[Plotting code records]
— begin —

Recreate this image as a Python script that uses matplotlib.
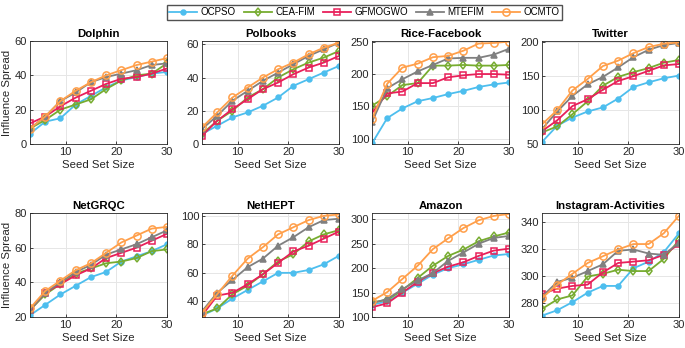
import matplotlib
matplotlib.use("Agg")
import matplotlib.pyplot as plt

plt.rcParams['font.family'] = ['Liberation Sans', 'DejaVu Sans']

seed_sizes = [3, 6, 9, 12, 15, 18, 21, 24, 27, 30]
methods = ['OCPSO', 'CEA-FIM', 'GFMOGWO', 'MTEFIM', 'OCMTO']
datasets = ['Dolphin', 'Polbooks', 'Rice-Facebook', 'Twitter',
            'NetGRQC', 'NetHEPT', 'Amazon', 'Instagram-Activities']

# influence spread per dataset, one list per method (same order as methods)
dolphin = [
    [6, 13, 15, 23, 28, 33, 37, 39, 41, 42],
    [9, 14, 20, 23, 26, 32, 37, 40, 41, 47],
    [12, 16, 22, 27, 31, 35, 38, 39, 41, 44],
    [9, 16, 25, 30, 36, 39, 41, 43, 46, 47],
    [9, 16, 25, 31, 36, 40, 43, 46, 48, 50],
]
polbooks = [
    [6, 11, 16, 19, 23, 28, 35, 39, 43, 47],
    [6, 14, 20, 28, 33, 40, 45, 49, 52, 56],
    [5, 14, 21, 27, 33, 37, 42, 46, 49, 53],
    [9, 17, 26, 32, 38, 43, 48, 53, 57, 61],
    [10, 19, 28, 34, 40, 45, 49, 54, 58, 61],
]
rice_facebook = [
    [93, 132, 147, 158, 163, 169, 174, 180, 184, 187],
    [151, 166, 183, 186, 213, 213, 214, 213, 213, 214],
    [140, 170, 173, 186, 186, 195, 198, 200, 200, 199],
    [126, 178, 192, 204, 214, 224, 225, 225, 230, 239],
    [131, 185, 210, 216, 226, 228, 236, 247, 248, 250],
]
twitter = [
    [53, 77, 89, 98, 104, 117, 134, 141, 147, 151],
    [67, 76, 94, 113, 136, 149, 156, 162, 170, 174],
    [69, 85, 106, 116, 130, 143, 150, 158, 166, 168],
    [72, 98, 121, 138, 149, 163, 178, 189, 196, 199],
    [79, 100, 129, 146, 165, 173, 184, 193, 198, 200],
]
netgrqc = [
    [21, 27, 33, 38, 43, 46, 52, 55, 58, 62],
    [24, 33, 39, 45, 48, 51, 52, 54, 58, 59],
    [24, 34, 39, 44, 48, 54, 57, 60, 64, 68],
    [24, 34, 40, 46, 50, 56, 59, 62, 66, 70],
    [25, 35, 41, 47, 51, 57, 63, 67, 71, 72],
]
nethept = [
    [30, 35, 42, 48, 54, 60, 60, 62, 66, 72],
    [31, 35, 45, 51, 59, 68, 73, 82, 87, 90],
    [30, 44, 46, 52, 59, 67, 75, 79, 84, 89],
    [33, 46, 55, 64, 70, 79, 85, 92, 97, 98],
    [32, 45, 58, 70, 78, 87, 92, 97, 100, 101],
]
amazon = [
    [125, 132, 150, 168, 187, 200, 208, 217, 226, 229],
    [130, 135, 155, 180, 205, 225, 238, 255, 265, 273],
    [120, 128, 150, 172, 190, 203, 212, 225, 236, 240],
    [128, 137, 157, 175, 190, 215, 232, 250, 262, 266],
    [133, 151, 178, 205, 239, 261, 282, 298, 307, 311],
]
instagram = [
    [271, 275, 281, 288, 293, 293, 306, 311, 318, 332],
    [276, 283, 286, 300, 302, 305, 304, 304, 313, 327],
    [287, 291, 293, 294, 303, 310, 311, 312, 316, 324],
    [285, 296, 299, 304, 309, 319, 320, 317, 316, 325],
    [284, 294, 302, 310, 315, 320, 324, 324, 332, 345],
]
all_data = [dolphin, polbooks, rice_facebook, twitter,
            netgrqc, nethept, amazon, instagram]

ylims = [(0, 60), (0, 62), (92, 251), (50, 202),
         (20, 80), (29, 102), (100, 313), (270, 347)]
yticks = [[0, 20, 40, 60], [0, 20, 40, 60], [100, 150, 200, 250], [50, 100, 150, 200],
          [20, 40, 60, 80], [40, 60, 80, 100], [100, 150, 200, 250, 300], [280, 300, 320, 340]]

colors = ['#4DBEEE', '#77AC30', '#E8205A', '#808080', '#FF9F4A']
markers = ['o', 'd', 's', '^', 'o']
faces = ['#4DBEEE', 'none', 'none', '#808080', 'none']
msizes = [3.5, 4.4, 4.2, 4.8, 5.2]

fig = plt.figure(figsize=(6.85, 3.48), dpi=100)
lefts = [30, 202, 372, 542]
width = 137
rows = [(41, 144), (213, 317)]

handles = []
for k, name in enumerate(datasets):
    r, c = divmod(k, 4)
    top, bot = rows[r]
    ax = fig.add_axes([lefts[c] / 685, 1 - bot / 348, width / 685, (bot - top) / 348])
    for m in range(5):
        h, = ax.plot(seed_sizes, all_data[k][m], color=colors[m], marker=markers[m],
                     markerfacecolor=faces[m], markeredgecolor=colors[m],
                     markersize=msizes[m], markeredgewidth=1.1, linewidth=1.3,
                     label=methods[m])
        if k == 0:
            handles.append(h)
    ax.set_xlim(3, 30)
    ax.set_xticks([10, 20, 30])
    ax.set_ylim(*ylims[k])
    ax.set_yticks(yticks[k])
    ax.grid(True, color='#e6e6e6', linewidth=0.7)
    ax.set_axisbelow(True)
    ax.tick_params(labelsize=8, direction='in', length=2.5, width=0.6,
                   colors='#262626', pad=2)
    for s in ax.spines.values():
        s.set_linewidth(0.6)
        s.set_color('#262626')
    ax.set_title(name, fontsize=8.2, fontweight='bold', pad=3)
    ax.set_xlabel('Seed Set Size', fontsize=8.2, labelpad=2, color='#262626')
    if c == 0:
        ax.set_ylabel('Influence Spread', fontsize=8.2, labelpad=2, color='#262626')

fig.legend(handles=handles, labels=methods, loc='upper center', ncol=5,
           bbox_to_anchor=(0.532, 1.0), fontsize=7, frameon=True, fancybox=False,
           edgecolor='#262626', handlelength=2.9, columnspacing=0.8, handletextpad=0.35,
           borderpad=0.25)

fig.savefig('out.png', dpi=100)
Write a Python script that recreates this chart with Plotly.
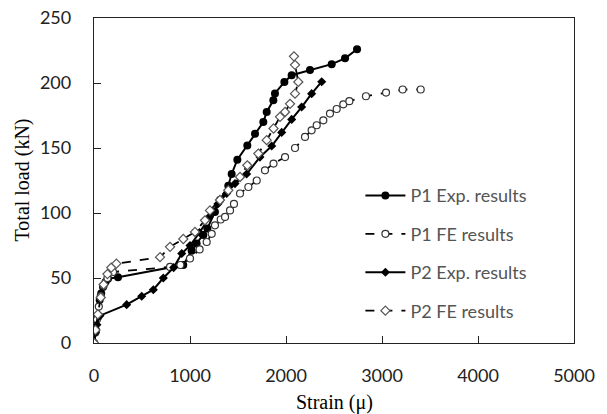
import plotly.graph_objects as go

p1_exp_x = [0, 20, 42, 59, 75, 94, 120, 146, 250, 930, 1017, 1069, 1139, 1181, 1260, 1312, 1399, 1434, 1493, 1597, 1677, 1764, 1799, 1868, 1885, 1983, 2059, 2250, 2476, 2615, 2740]
p1_exp_y = [0, 10, 20, 33, 38, 43, 47, 49.5, 50.5, 60, 71, 76.5, 83, 88, 100.8, 110, 121, 130, 141, 152, 161, 170, 177.7, 186.7, 192, 200.8, 206, 210, 214.5, 219, 226]

p1_fe_x = [0, 15, 30, 50, 70, 100, 140, 198, 792, 900, 1000, 1100, 1174, 1226, 1260, 1320, 1365, 1417, 1458, 1521, 1608, 1695, 1781, 1870, 1990, 2094, 2198, 2267, 2320, 2389, 2458, 2528, 2597, 2660, 2833, 3042, 3215, 3403]
p1_fe_y = [0, 8, 18, 28, 36, 44, 50, 54.6, 58.5, 60, 65, 72, 77.7, 84, 90.5, 95, 97, 102, 107, 115, 120, 125, 132.8, 138, 143, 150, 158.5, 163.6, 167.5, 171.3, 176.5, 180, 183.6, 186, 189.8, 192.6, 195, 195]

p2_exp_x = [0, 15, 30, 62, 340, 497, 618, 722, 830, 914, 1000, 1100, 1200, 1290, 1382, 1469, 1590, 1729, 1851, 1955, 2059, 2163, 2267, 2372]
p2_exp_y = [0, 8, 14, 21, 29.5, 36, 41, 50, 58, 68.8, 75, 85, 97, 107, 115, 122.6, 130, 143, 151.5, 162, 172, 181.5, 191.8, 201]

p2_fe_x = [0, 15, 40, 70, 100, 140, 180, 233, 688, 792, 930, 1052, 1156, 1208, 1312, 1399, 1521, 1597, 1712, 1799, 1870, 1938, 1990, 2042, 2094, 2128, 2094, 2083]
p2_fe_y = [0, 10, 22, 35, 45, 53, 58, 61, 66, 74, 80, 85.4, 94.4, 102, 110, 117.5, 127.7, 136.7, 145.7, 156, 165, 174, 177.7, 184, 191.8, 200.8, 214, 220.5]

x_ticks = [0, 1000, 2000, 3000, 4000, 5000]
y_ticks = [0, 50, 100, 150, 200, 250]

fig = go.Figure()
fig.add_trace(go.Scatter(x=p1_exp_x, y=p1_exp_y, mode="lines+markers", name="P1 Exp. results",
                         legendgroup="a",
                         line=dict(color="black", width=2),
                         marker=dict(symbol="circle", size=8, color="black")))
fig.add_trace(go.Scatter(x=p1_fe_x, y=p1_fe_y, mode="lines+markers", name="P1 FE results",
                         legendgroup="b",
                         line=dict(color="black", width=1.8, dash="dash"),
                         marker=dict(symbol="circle", size=7, color="white",
                                     line=dict(color="#333333", width=1.2))))
fig.add_trace(go.Scatter(x=p2_exp_x, y=p2_exp_y, mode="lines+markers", name="P2 Exp. results",
                         legendgroup="c",
                         line=dict(color="black", width=2),
                         marker=dict(symbol="diamond", size=7, color="black")))
fig.add_trace(go.Scatter(x=p2_fe_x, y=p2_fe_y, mode="lines+markers", name="P2 FE results",
                         legendgroup="d",
                         line=dict(color="black", width=1.8, dash="dash"),
                         marker=dict(symbol="diamond", size=7, color="white",
                                     line=dict(color="#555555", width=1.2))))

axis_common = dict(showline=True, mirror=True, linecolor="#222222", linewidth=1.3,
                   showgrid=False, zeroline=False, ticks="inside", ticklen=7,
                   tickcolor="#222222", tickwidth=1.3, automargin=False,
                   tickfont=dict(family="Lato, Open Sans, sans-serif", size=18, color="#222222"))

title_font = dict(family="Liberation Serif, Times New Roman, serif", size=20, color="black")

fig.update_layout(
    width=607, height=414,
    margin=dict(l=94, r=33, t=18, b=71),
    paper_bgcolor="white", plot_bgcolor="white",
    xaxis=dict(range=[0, 5000], tickvals=x_ticks, ticklabelstandoff=16, **axis_common),
    yaxis=dict(range=[0, 250], tickvals=y_ticks, ticklabelstandoff=18, **axis_common),
    showlegend=True,
    legend=dict(x=0.555, y=0.51, xanchor="left", yanchor="top",
                font=dict(family="Lato, Open Sans, sans-serif", size=18, color="#555555"),
                bgcolor="rgba(0,0,0,0)", tracegroupgap=12, itemwidth=40),
    annotations=[
        dict(text="Strain (μ)", xref="paper", yref="paper", x=0.5, y=0, yshift=-59,
             xanchor="center", yanchor="middle", showarrow=False, font=title_font),
        dict(text="Total load (kN)", xref="paper", yref="paper", x=0, y=0.5, xshift=-72,
             xanchor="center", yanchor="middle", showarrow=False, textangle=-90, font=title_font),
    ],
)

fig.write_html("out.html")
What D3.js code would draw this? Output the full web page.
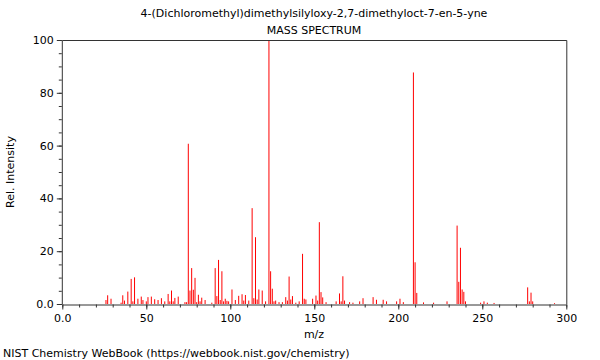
<!DOCTYPE html>
<html lang="en">
<head>
<meta charset="UTF-8">
<title>Mass Spectrum</title>
<script src="https://d3js.org/d3.v7.min.js"></script>
<style>
	body { margin: 0; background: #fff; }
	svg text { font-family: "DejaVu Sans", sans-serif; font-size: 11px; fill: #000; }
</style>
</head>
<body>
<svg id="chart" width="600" height="360"></svg>
<script>
	// peaks
	const mz = [26, 27, 29, 35, 36, 37, 39, 41, 42, 43, 45, 47, 48, 50, 51, 53, 55, 57, 59, 61,
		63, 64, 65, 66, 67, 69, 73, 74, 75, 76, 77, 78, 79, 80, 81, 82, 83, 85, 89, 91,
		92, 93, 94, 95, 96, 97, 98, 99, 101, 103, 105, 107, 108, 109, 111, 113, 114, 115, 116, 117,
		119, 121, 123, 124, 125, 126, 127, 129, 131, 133, 134, 135, 136, 137, 139, 141, 143, 144, 145, 149,
		151, 152, 153, 154, 155, 157, 163, 165, 166, 167, 168, 171, 173, 177, 179, 185, 187, 191, 193, 199,
		201, 203, 209, 210, 211, 215, 221, 229, 235, 236, 237, 238, 239, 240, 249, 251, 253, 257, 277, 278,
		279, 280, 293]
	const intensity = [1.5, 3.3, 2, 0.5, 3.3, 1.3, 4.7, 9.5, 1, 10.1, 2, 2.8, 1.5, 1, 2.6, 2.8, 1.8, 1.5, 2.2, 1,
		3.8, 1, 5.1, 1, 2.3, 2.8, 0.7, 0.7, 60.7, 5.1, 13.6, 5.4, 9.9, 0.7, 3.5, 1, 2.4, 1.5, 0.5, 13.6,
		3, 16.7, 1.5, 12.4, 1, 2, 1.2, 1, 5.5, 1.5, 3.1, 3.7, 1.3, 3.4, 1.3, 36.3, 2.2, 25.3, 1.7, 5.5,
		5.1, 1, 100, 12.4, 5.8, 1, 1.3, 0.7, 0.7, 2.6, 1.3, 10.4, 1.7, 3, 0.5, 1, 19, 2, 1.7, 2,
		3.2, 1.3, 31, 4.5, 2.5, 0.7, 1, 4, 1, 10.5, 1.3, 0.7, 0.5, 1, 2.2, 2.6, 1.6, 1.6, 1, 1,
		2, 0.7, 87.7, 15.8, 4.2, 0.6, 0.5, 1, 29.7, 8.4, 21.3, 5.5, 4.6, 1, 0.5, 1, 0.5, 0.4, 6.3, 1,
		4.3, 1, 0.3]

	const xTicks = [0, 50, 100, 150, 200, 250, 300]
	const yTicks = [0, 20, 40, 60, 80, 100]
	const xMinor = d3.range(0, 301, 10)
	const yMinor = d3.range(0, 101, 5)

	const titleText = "4-(Dichloromethyl)dimethylsilyloxy-2,7-dimethyloct-7-en-5-yne"

	const plotLeft = 62.3, plotRight = 566.3, plotTop = 40, plotBottom = 304
	const svg = d3.select("#chart")
	const x = d3.scaleLinear().domain([0, 300]).range([plotLeft, plotRight])
	const y = d3.scaleLinear().domain([0, 100]).range([plotBottom, plotTop])
	const axisColor = "#333"

	// peaks
	svg.append("g").selectAll("line")
		.data(mz.map((m, i) => ({m: m, v: intensity[i]})))
		.join("line")
		.attr("x1", d => x(d.m)).attr("x2", d => x(d.m))
		.attr("y1", y(0)).attr("y2", d => y(d.v))
		.attr("stroke", "#ff0000")
		.attr("stroke-width", 1)

	// frame (top + right)
	svg.append("path")
		.attr("d", `M${plotLeft},${plotTop + 0.5}H${plotRight + 0.5}V${plotBottom}`)
		.attr("fill", "none").attr("stroke", axisColor)

	// minor ticks
	svg.append("g").attr("transform", `translate(0,${plotBottom + 0.5})`)
		.call(d3.axisBottom(x).tickValues(xMinor).tickSize(3).tickFormat(""))
		.call(g => g.select(".domain").remove())
		.selectAll("line").attr("stroke", axisColor)
	svg.append("g").attr("transform", `translate(${plotLeft - 0.5},0)`)
		.call(d3.axisLeft(y).tickValues(yMinor).tickSize(3).tickFormat(""))
		.call(g => g.select(".domain").remove())
		.selectAll("line").attr("stroke", axisColor)

	// major axes
	const xAxis = svg.append("g").attr("transform", `translate(0,${plotBottom + 0.5})`)
		.call(d3.axisBottom(x).tickValues(xTicks).tickSize(5).tickSizeOuter(0)
			.tickFormat(d => d === 0 ? "0.0" : d))
	const yAxis = svg.append("g").attr("transform", `translate(${plotLeft - 0.5},0)`)
		.call(d3.axisLeft(y).tickValues(yTicks).tickSize(5).tickSizeOuter(0)
			.tickFormat(d => d === 0 ? "0.0" : d))
	for (const g of [xAxis, yAxis]) {
		g.attr("font-family", null).attr("font-size", null)
		g.selectAll("path,line").attr("stroke", axisColor)
		g.selectAll("text").attr("fill", "#000")
	}
	xAxis.selectAll("text").attr("dy", "0.9em")

	// texts
	svg.append("text").attr("x", 314).attr("y", 17).attr("text-anchor", "middle").text(titleText)
	svg.append("text").attr("x", 314).attr("y", 34).attr("text-anchor", "middle").text("MASS SPECTRUM")
	svg.append("text").attr("x", 314).attr("y", 338).attr("text-anchor", "middle").text("m/z")
	svg.append("text").attr("transform", `translate(14,${(plotTop + plotBottom) / 2}) rotate(-90)`)
		.attr("text-anchor", "middle").text("Rel. Intensity")
	svg.append("text").attr("x", 3).attr("y", 357).text("NIST Chemistry WebBook (https://webbook.nist.gov/chemistry)")
</script>
</body>
</html>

— end —

• [Given request]
Write out again, exactly, the lines from the start of the listing up to the line containing "plt.rcParams['font.family'] = ['Liberation", with both ends and without pictures.

• [Answer for the task]
Recreate this image as a Python script that uses matplotlib.
import matplotlib
matplotlib.use("Agg")
import matplotlib.pyplot as plt

plt.rcParams['font.family'] = ['Liberation Sans', 'DejaVu Sans']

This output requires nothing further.